California Jury Sides with Pacific Steel in Noncompete Dispute
A jury in California has ruled in favor of Pacific Steel Group in a trade dispute against CMC, a leading Texas-based steelmaker. The case revolves around a noncompete agreement between CMC and Italian EAF (Electric Arc Furnace) vendor Danieli, which Pacific Steel claims was used to block its entry into the Southern California rebar market. The jury awarded Pacific Steel $110 million, a sum that will be tripled under California law, plus attorney fees. CMC has announced its intention to appeal the verdict, citing the strength of its business practices and intentions to defend its position.
Background: Trump’s Tariffs and the Impact on Steel Supply
The lawsuit was filed in 2021 and stems from the 2018 Section 232 tariffs imposed by the Trump administration, which restricted steel imports into the U.S. Pacific Steel claims it faced challenges in securing a steady supply of steel from CMC, particularly after CMC expanded its operations and acquired new rebar fabrication plants. Additionally, the rebar manufacturer sought an exemption to the tariffs but was unable to secure one, which led to the legal dispute.
Pacific Steel’s Attempt to Build a Micromill and Legal Block
Pacific Steel had plans to build a state-of-the-art micromill in California, utilizing renewable energy sources like wind and solar power. This project aimed to produce 380,000 metric tons of rebar annually. However, Pacific Steel alleges that Danieli, which was contracted to provide the necessary equipment for the mill, informed the company that the proposed location was within the restricted area covered by CMC’s noncompete agreement. This move, according to Pacific Steel, effectively blocked the project and prevented them from entering the market with a competitive edge.
Legal Allegations: Restraint of Trade and Market Monopolization
Pacific Steel’s lawsuit argues that CMC’s exclusivity agreement with Danieli constitutes an illegal restraint of trade, which the company claims is specifically designed to maintain CMC’s dominance in the Southern California rebar market and prevent competition. The suit asserts that the agreement has no legitimate market justification and only serves to block Pacific Steel’s entry into a potentially lucrative market with a more efficient and sustainable production method.
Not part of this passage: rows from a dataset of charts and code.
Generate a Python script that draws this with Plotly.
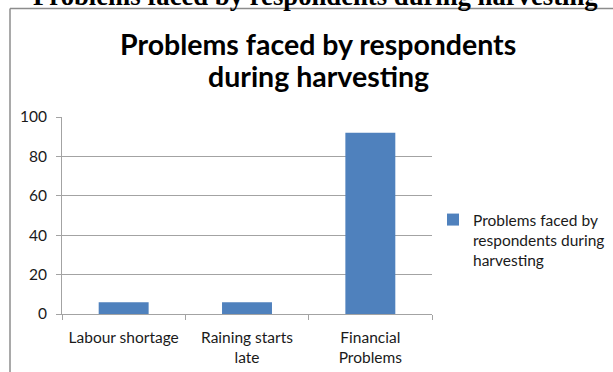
import plotly.graph_objects as go

# Survey results: problems faced by respondents during harvesting
categories = ["Labour shortage", "Raining starts<br>late", "Financial<br>Problems"]
values = [6, 6, 92]
series_name = "Problems faced by<br>respondents during<br>harvesting"
title_lines = ["Problems faced by respondents", "during harvesting"]
page_heading = "Problems faced by respondents during harvesting"
y_ticks = [0, 20, 40, 60, 80, 100]

W, H = 613, 372
L, R, T, B = 62, 181, 117, 58
PW, PH = W - L - R, H - T - B


def px(x):
    return (x - L) / PW


def py(y):
    return (H - B - y) / PH


grid = "#a3a3a3"
font_main = "Lato, Calibri, Arial, sans-serif"
txt = "#1a1a1a"

fig = go.Figure()
fig.add_trace(go.Bar(
    x=categories,
    y=values,
    name=series_name,
    marker=dict(color="#4f81bd", line=dict(width=0)),
    showlegend=True,
))

fig.update_layout(
    width=W, height=H,
    margin=dict(l=L, r=R, t=T, b=B, autoexpand=False),
    paper_bgcolor="white",
    plot_bgcolor="white",
    bargap=0.595,
    font=dict(family=font_main, size=15, color=txt),
    showlegend=True,
    legend=dict(
        x=px(433), y=py(203), xanchor="left", yanchor="top",
        font=dict(family=font_main, size=15.5, color=txt),
        valign="top", itemwidth=30, tracegroupgap=0,
        bgcolor="rgba(0,0,0,0)",
    ),
    xaxis=dict(
        type="category",
        showgrid=False,
        showline=True, linecolor=grid, linewidth=1,
        ticks="outside", tickson="boundaries", ticklen=5, tickcolor=grid,
        tickfont=dict(family=font_main, size=15.5, color=txt),
        ticklabelstandoff=9,
        fixedrange=True,
    ),
    yaxis=dict(
        range=[0, 100],
        tickvals=y_ticks,
        showgrid=True, gridcolor=grid, gridwidth=1,
        showline=True, linecolor=grid, linewidth=1,
        ticks="outside", ticklen=5, tickcolor=grid,
        tickfont=dict(family=font_main, size=15.5, color=txt),
        ticklabelstandoff=6,
        zeroline=False,
        fixedrange=True,
    ),
)

# chart title, one annotation per line
for line, yc in zip(title_lines, [44, 76]):
    fig.add_annotation(
        text=line, xref="paper", yref="paper",
        x=px(318), y=py(yc), xanchor="center", yanchor="middle",
        showarrow=False, align="center",
        font=dict(family=font_main, size=28.5, color="#000000", weight="bold"),
    )

# page heading above the chart frame (partly out of view)
fig.add_annotation(
    text=page_heading, xref="paper", yref="paper",
    x=px(315), y=py(13), xanchor="center", yanchor="bottom",
    showarrow=False,
    font=dict(family="Liberation Serif, Times New Roman, serif", size=26.7,
              color="#000000", weight="bold"),
)

# chart frame lines
frame = dict(color="#8c8c8c", width=1.5)
fig.add_shape(type="line", xref="paper", yref="paper",
              x0=px(10), x1=px(W + 5), y0=py(8.5), y1=py(8.5), line=frame)
fig.add_shape(type="line", xref="paper", yref="paper",
              x0=px(10), x1=px(10), y0=py(8.5), y1=py(H + 5), line=frame)

fig.write_html("out.html")
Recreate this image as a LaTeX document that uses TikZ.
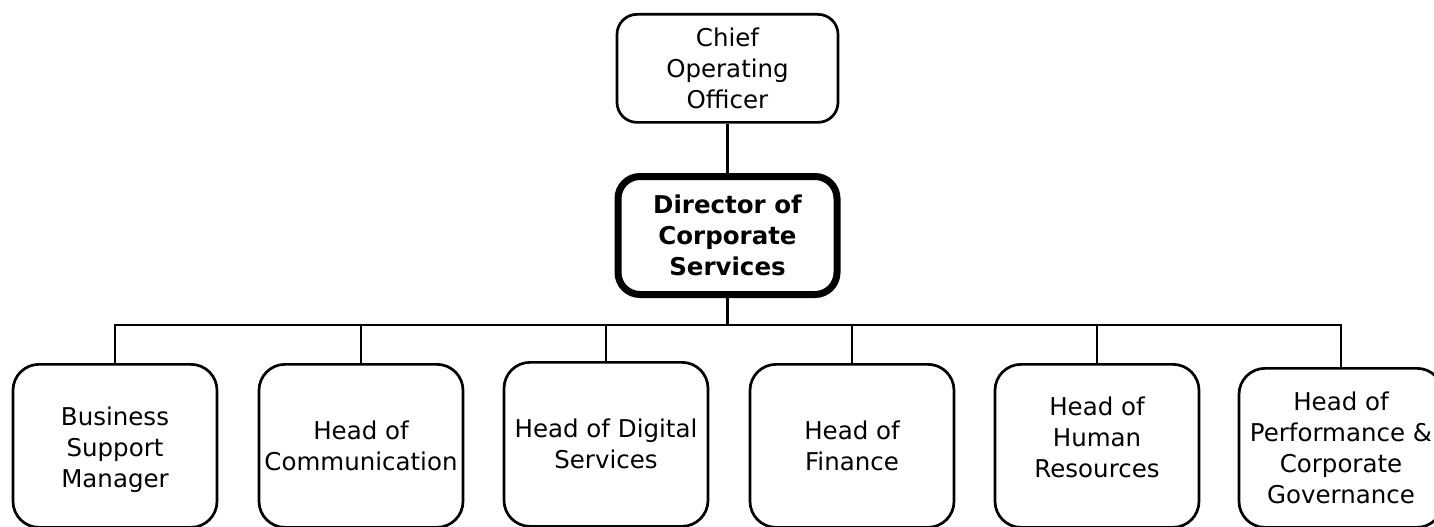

CMC’s Response: Plans for Appeal and Industry Implications
CMC, the largest producer and fabricator of steel rebar in the U.S., has expressed disappointment with the jury’s decision and plans to appeal. The company defends its business practices, stating that its agreements with suppliers like Danieli are within the bounds of standard industry operations. While CMC intends to challenge the ruling, the case has raised questions about the legality of noncompete clauses and their potential impact on market competition in the U.S. steel industry.
Looking Ahead: Potential Market Shifts and Legal Precedents
This case highlights the ongoing friction in the U.S. steel market, which has been reshaped by the imposition of tariffs and the consolidation of production capacities. The decision could set a precedent for future legal battles related to noncompete agreements and market access. Pacific Steel, which continues to move forward with its plans for the Mojave micromill, is optimistic about overcoming the legal hurdles and challenging CMC’s market dominance.